::: Source excerpt

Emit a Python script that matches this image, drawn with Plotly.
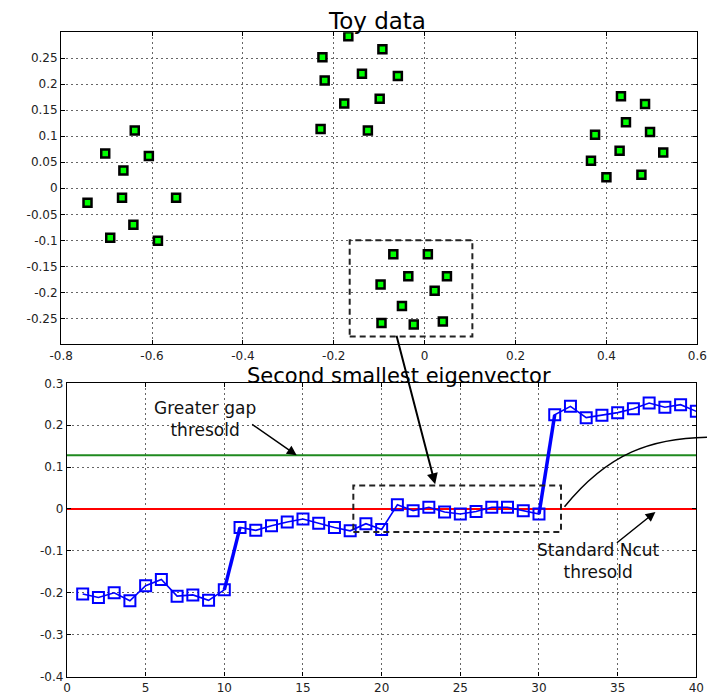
import plotly.graph_objects as go

# ---------------- data ----------------
cluster_left_x = [-0.638, -0.703, -0.663, -0.607, -0.742, -0.666, -0.547, -0.641, -0.692, -0.587]
cluster_left_y = [0.111, 0.067, 0.034, 0.062, -0.028, -0.018, -0.018, -0.070, -0.095, -0.101]
cluster_top_x = [-0.168, -0.225, -0.220, -0.177, -0.229, -0.093, -0.138, -0.059, -0.099, -0.125]
cluster_top_y = [0.292, 0.252, 0.207, 0.163, 0.114, 0.267, 0.220, 0.216, 0.172, 0.111]
cluster_right_x = [0.432, 0.485, 0.443, 0.375, 0.496, 0.429, 0.525, 0.366, 0.400, 0.477]
cluster_right_y = [0.177, 0.162, 0.127, 0.103, 0.108, 0.072, 0.069, 0.053, 0.021, 0.026]
cluster_bottom_x = [-0.069, 0.007, -0.036, 0.049, -0.097, 0.022, -0.050, -0.095, -0.024, 0.040]
cluster_bottom_y = [-0.127, -0.127, -0.169, -0.169, -0.185, -0.197, -0.226, -0.259, -0.262, -0.256]

eig_index = list(range(1, 41))
eig_values = [-0.203, -0.211, -0.200, -0.219, -0.183, -0.168, -0.208, -0.205, -0.218, -0.193,
              -0.044, -0.051, -0.040, -0.031, -0.024, -0.034, -0.044, -0.052, -0.035, -0.049,
              0.010, -0.004, 0.004, -0.007, -0.012, -0.006, 0.004, 0.004, -0.004, -0.012,
              0.225, 0.245, 0.218, 0.224, 0.230, 0.239, 0.253, 0.243, 0.249, 0.233]

greater_gap_threshold = 0.128
ncut_threshold = 0.0

top_x_ticks = [-0.8, -0.6, -0.4, -0.2, 0, 0.2, 0.4, 0.6]
top_x_labels = ["-0.8", "-0.6", "-0.4", "-0.2", "0", "0.2", "0.4", "0.6"]
top_y_ticks = [-0.25, -0.2, -0.15, -0.1, -0.05, 0, 0.05, 0.1, 0.15, 0.2, 0.25]
top_y_labels = ["-0.25", "-0.2", "-0.15", "-0.1", "-0.05", "0", "0.05", "0.1", "0.15", "0.2", "0.25"]
bot_x_ticks = [0, 5, 10, 15, 20, 25, 30, 35, 40]
bot_x_labels = ["0", "5", "10", "15", "20", "25", "30", "35", "40"]
bot_y_ticks = [-0.4, -0.3, -0.2, -0.1, 0, 0.1, 0.2, 0.3]
bot_y_labels = ["-0.4", "-0.3", "-0.2", "-0.1", "0", "0.1", "0.2", "0.3"]

# highlighted boxes (x0, x1, y0, y1)
top_box = (-0.165, 0.105, -0.285, -0.100)
bot_box = (18.2, 31.4, -0.055, 0.056)

W, H = 717, 698
FONT = "DejaVu Sans"

fig = go.Figure()

all_x = cluster_left_x + cluster_top_x + cluster_right_x + cluster_bottom_x
all_y = cluster_left_y + cluster_top_y + cluster_right_y + cluster_bottom_y
fig.add_trace(go.Scatter(
    x=all_x, y=all_y, mode="markers", xaxis="x", yaxis="y",
    marker=dict(symbol="square", size=8, color="#00ff00",
                line=dict(color="black", width=2.5)),
    showlegend=False))

# threshold lines
fig.add_trace(go.Scatter(x=[0, 40], y=[greater_gap_threshold] * 2, mode="lines",
                         xaxis="x2", yaxis="y2", line=dict(color="#1f8a1f", width=2),
                         showlegend=False))
fig.add_trace(go.Scatter(x=[0, 40], y=[ncut_threshold] * 2, mode="lines",
                         xaxis="x2", yaxis="y2", line=dict(color="#ff0000", width=2),
                         showlegend=False))

# eigenvector line
fig.add_trace(go.Scatter(
    x=eig_index, y=eig_values, mode="lines+markers", xaxis="x2", yaxis="y2",
    line=dict(color="#0000ff", width=1.6),
    marker=dict(symbol="square-open", size=11, color="#0000ff",
                line=dict(color="#0000ff", width=2)),
    showlegend=False))
# steep segments look thicker in the reference
for i in range(len(eig_values) - 1):
    if abs(eig_values[i + 1] - eig_values[i]) > 0.1:
        fig.add_trace(go.Scatter(
            x=eig_index[i:i + 2], y=eig_values[i:i + 2], mode="lines",
            xaxis="x2", yaxis="y2", line=dict(color="#0000ff", width=3.5),
            showlegend=False))

axis_common = dict(
    showgrid=True, gridcolor="#666666", griddash="2px,3px", gridwidth=1,
    zeroline=False, showline=True, linecolor="black", linewidth=1.2,
    mirror="ticks", ticks="inside", ticklen=4, tickcolor="black",
    tickfont=dict(family=FONT, size=12, color="#222222"),
)

fig.update_layout(
    width=W, height=H,
    margin=dict(l=0, r=0, t=0, b=0),
    paper_bgcolor="white", plot_bgcolor="white",
    xaxis=dict(domain=[50.7 / W, 707 / W], anchor="y", range=[-0.8, 0.6],
               tickvals=top_x_ticks, ticktext=top_x_labels, **axis_common),
    yaxis=dict(domain=[1 - 344.3 / H, 1 - 25.7 / H], anchor="x", range=[-0.3, 0.3],
               tickvals=top_y_ticks, ticktext=top_y_labels, **axis_common),
    xaxis2=dict(domain=[56.7 / W, 706 / W], anchor="y2", range=[0, 40],
                tickvals=bot_x_ticks, ticktext=bot_x_labels, **axis_common),
    yaxis2=dict(domain=[1 - 683.3 / H, 1 - 384 / H], anchor="x2", range=[-0.4, 0.3],
                tickvals=bot_y_ticks, ticktext=bot_y_labels, **axis_common),
)

# dashed boxes
fig.add_shape(type="rect", xref="x", yref="y", x0=top_box[0], x1=top_box[1],
              y0=top_box[2], y1=top_box[3],
              line=dict(color="#222222", width=2, dash="6px,4px"))
fig.add_shape(type="rect", xref="x2", yref="y2", x0=bot_box[0], x1=bot_box[1],
              y0=bot_box[2], y1=bot_box[3],
              line=dict(color="#222222", width=2, dash="6px,4px"))

def px(xp, yp):
    return xp / W, 1 - yp / H

# curved connector leaving to the right
p0 = px(570, 510); p1 = px(615, 455); p2 = px(660, 440); p3 = px(717, 439)
fig.add_shape(type="path", xref="paper", yref="paper",
              path=f"M {p0[0]},{p0[1]} C {p1[0]},{p1[1]} {p2[0]},{p2[1]} {p3[0]},{p3[1]}",
              line=dict(color="black", width=1.5))

# titles
tx, ty = px(377, 14)
fig.add_annotation(text="Toy data", x=tx, y=ty, xref="paper", yref="paper",
                   showarrow=False, font=dict(family=FONT, size=23, color="black"),
                   xanchor="center", yanchor="middle")
tx, ty = px(399, 377)
fig.add_annotation(text="Second smallest eigenvector", x=tx, y=ty, xref="paper", yref="paper",
                   showarrow=False, font=dict(family=FONT, size=21, color="black"),
                   xanchor="center", yanchor="middle")

# text labels
tx, ty = px(199, 420)
fig.add_annotation(text="Greater gap<br>thresold", x=tx, y=ty, xref="paper", yref="paper",
                   showarrow=False, font=dict(family=FONT, size=17, color="#111111"),
                   xanchor="center", yanchor="middle")
tx, ty = px(605, 565)
fig.add_annotation(text="Standard Ncut<br>thresold", x=tx, y=ty, xref="paper", yref="paper",
                   showarrow=False, font=dict(family=FONT, size=17, color="#111111"),
                   xanchor="center", yanchor="middle")

# arrows
fig.add_annotation(x=14.6, y=greater_gap_threshold, xref="x2", yref="y2", text="",
                   showarrow=True, ax=-46, ay=-32, axref="pixel", ayref="pixel",
                   arrowhead=2, arrowsize=1.3, arrowwidth=1.5, arrowcolor="black")
fig.add_annotation(x=37.4, y=-0.007, xref="x2", yref="y2", text="",
                   showarrow=True, ax=-40, ay=32, axref="pixel", ayref="pixel",
                   arrowhead=2, arrowsize=1.3, arrowwidth=1.5, arrowcolor="black")
fig.add_annotation(x=23.4, y=0.059, xref="x2", yref="y2", text="",
                   showarrow=True, ax=-39, ay=-150, axref="pixel", ayref="pixel",
                   arrowhead=2, arrowsize=1.1, arrowwidth=2, arrowcolor="black")

fig.write_html("out.html")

::::::

Repeat only the lines between the start of the data and the line with "import plotly.graph_objects as go", including those two lines, and skip the pictures.

▶ [Answer to this exercise]
Emit a Python script that matches this image, drawn with Plotly.
import plotly.graph_objects as go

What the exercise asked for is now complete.